Elizabeth Banks is a very funny performer, and the sense of humor she employs here proves herself to be the perfect helmer for Cocaine Bear. From start to finish, the film is darkly hysterical for the absurd situations the characters find themselves in, such as a pivotal moment where Bob has Eddie and Daveed laying down at gunpoint only for the black bear to fall on top of Eddie for a brief nap, as well as an earlier scene where Henry and Dee Dee discover a package of cocaine and try to eat it like candy.

The dialogue of writer Jimmy Warden’s script is equally hilarious, whether it’s when Henry tries to prove his manhood to Dee Dee by saying he’s done cocaine many times with the lowest confidence for comedic effect, or when Liz tries to brush off her committing a horrific accident with an oblivious apology. It’s evident throughout Cocaine Bear that the actors in the film’s ensemble are having fun with the material, as their line deliveries land a bigger punch with pitch-perfect timing, such as an instance where Eddie reminds Syd of a mistake he made with deadpan anger after Syd calls out a character for her own negligence.

As director, Elizabeth Banks also contributes her vast knowledge of genre sensibilities toward bringing this chaotic tale from the eighties to life. Cocaine Bear constantly feels like a B-movie fit for the era in which it takes place, from Mark Mothersbaugh’s pulsing electronic score and eclectic soundtrack to the campy tone and method of handling its themes. Low-budget horror in the past always put its gory kills and crazy concept before everything else, so while its ideas about human connection and the differences between motherhood versus fatherhood are unfocused, it’s easy to appreciate the fact they’re present in a movie with a premise this wacky.

And yet, it’s when the movie tries to be dramatic that Cocaine Bear falters. The movie is so twistedly funny and paced so fast that the tonal shifts to a more terrifying beat in the narrative feel jarring. That is reflective of how we as humans experience life, granted, but in the experience of watching a film, it’s difficult to feel scared after a belly laugh over a snarky comment or cartoonish character death. What’s also worth noting is because the film’s emotional center is underdeveloped, the high stakes of the film’s climax don’t quite feel earned.
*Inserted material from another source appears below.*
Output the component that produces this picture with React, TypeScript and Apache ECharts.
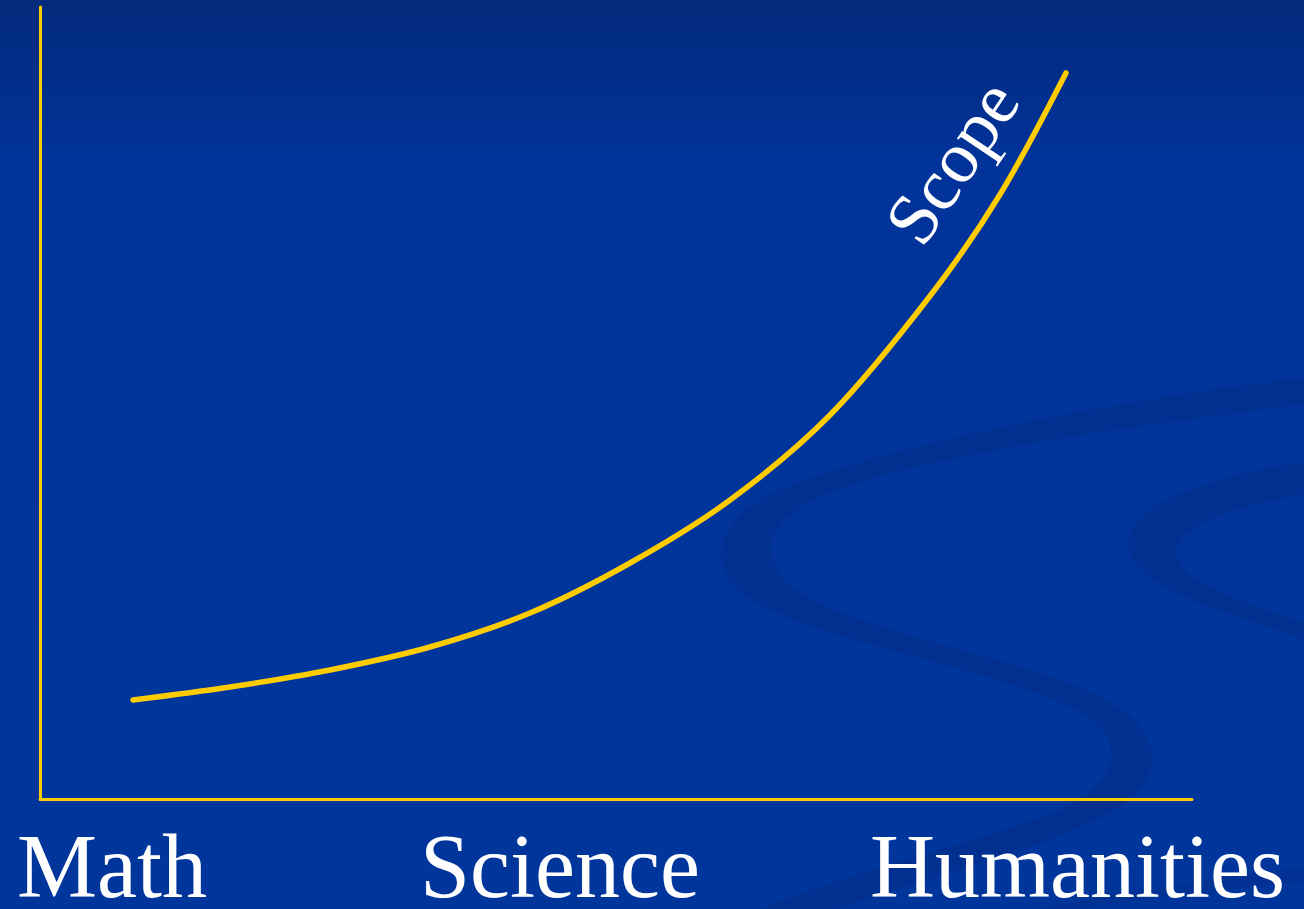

But Elizabeth Banks’ intention was to challenge the types of stories that female directors can tell through film, and Cocaine Bear exists as proof that she broke the proverbial barrier with flying colors. Those who can handle gore and tolerate the time it takes to set the main players into the bear’s drug-fueled pillage will be more than fascinated by the farcical circumstances each character stumbles into, laugh at the dialogue from every character, cringe in awe at all the twisted kills on display, and be entertained by the movie’s thrills from beginning to end. Make no mistake, Cocaine Bear is a bloody but hilarious contemporary piece of pure B-movie bliss.